Finite group is abelian if the representatives of its conjugacy classes commute
Let $G$ be a finite group and let $g_1 , g_2 ,...,g_r$ be the representatives of its conjugacy classes. If $g_i g_k=g_k g_i$ for every $i,k \in$ {$1,2,...,r$}, then prove that $G$ is abelian.
My original trial was to prove this in arbitrary subgroup of $S_n$ and using Cayley's theorem we can prove this easily, and the reason is we can take advantage of the fact that if $\tau , \sigma \in S_n$, $$\sigma = (a_{11} ... a_{1 n_{1}})(a_{21} ... a_{2 n_{2}}) ... (a_{r1} ... a_{r n_{r}})$$
then $$\tau \sigma \tau ^{-1} = (\tau(a_{11}) ... \tau(a_{1 n_{1}}))(\tau(a_{21}) ... \tau(a_{2 n_{2}})) ... (\tau(a_{r1}) ... \tau(a_{r n_{r}}))$$
But this didn't give me any valuable results, so any hints which can be useful ?

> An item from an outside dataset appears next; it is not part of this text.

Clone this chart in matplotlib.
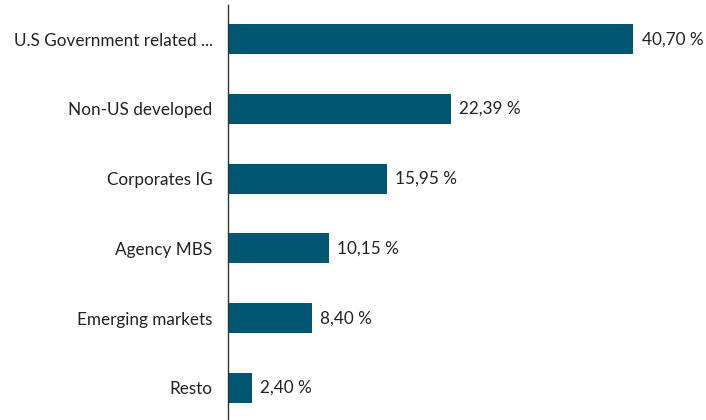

I found a proof of this exercise here, but I want to construct my own proof.
Any hints ?
Solution 1:
Some ideas, assuming that what you meant is that given any complete set of representatives of the different conjugation clases then the set is commutative
Let $\,g,h\in G\;$ and let $\,[[a]]\,,\,[[b]]\,$ be the corresponding conjugacy classes each of these two elements belong to. First, note that
$$[a,b]=1\implies [a,b^z]=1\;,\;\;\forall\,z\in G\;,\;\;\text{because}\;[[b]]=[b^z]]\;,\;\text{so}:$$
$$g=a^x=x^{-1}ax\;,\;\;h=b^y=y^{-1}by\;,\;\;\text{for some}\;\;x,y,\in G\;,\;\;\text{but then:}$$
$$[g,h]=[a^x,b^y]=[a,b^{yx^{-1}}]^x=1^x=1\;\;\;\text{and we're done}$$
Solution 2:
To address the question asked:
I don't believe your idea will work without some pretty heavy extra work. The problem is you choose an arbitrary permutation representation (or even the regular representation) rather than choosing a group action that is relevant to the question.
If you only consider $S_n$-conjugacy (cycle type), then you run into the following problematic example (the regular representation of the dihedral group of order 8):
- (),
- (1,2,3,8)(4,5,6,7), (1,8,3,2)(4,7,6,5),
- (1,3)(2,8)(4,6)(5,7), (1,4)(2,7)(3,6)(5,8), (1,5)(2,4)(3,7)(6,8), (1,6)(2,5)(3,4)(7,8), (1,7)(2,6)(3,5)(4,8)
If we only consider $S_n$-conjugacy, then we can choose commuting representatives: an element of order 4, its square, and the identity. These commute, but they only generate a cyclic subgroup of index 2 rather than the whole group.
Hence you have to be careful which “$\tau$” you allow, which makes your proof a lot more complicated.
The linked solution looks at a group action that is relevant: the group acting on itself by conjugation.
The linked solution however can be rephrased: Suppose for some $x \in G$, you can find conjugacy class representatives $g_i$ that each commute with $x$. Then for an arbitrary $y \in G$, there is some $g$ such that $y^g = g_i$ commutes with $x$, so $y^g \in C_G(x)$ and $y \in C_G(x)^{g^{-1}}$. In particular, $G$ is the union of the conjugates of $C_G(x)$, but a finite group is not the union of conjugates of a proper subgroup, so $G=C_G(x)$ and $x$ is in the center. Choosing $x=g_i$, you get $g_i \in Z(G)$ and $g_i$ is the only member of its conjugacy class. Since this can be done for all of the $g_i$, we get that every element of $G$ is in the center, and $G$ is abelian.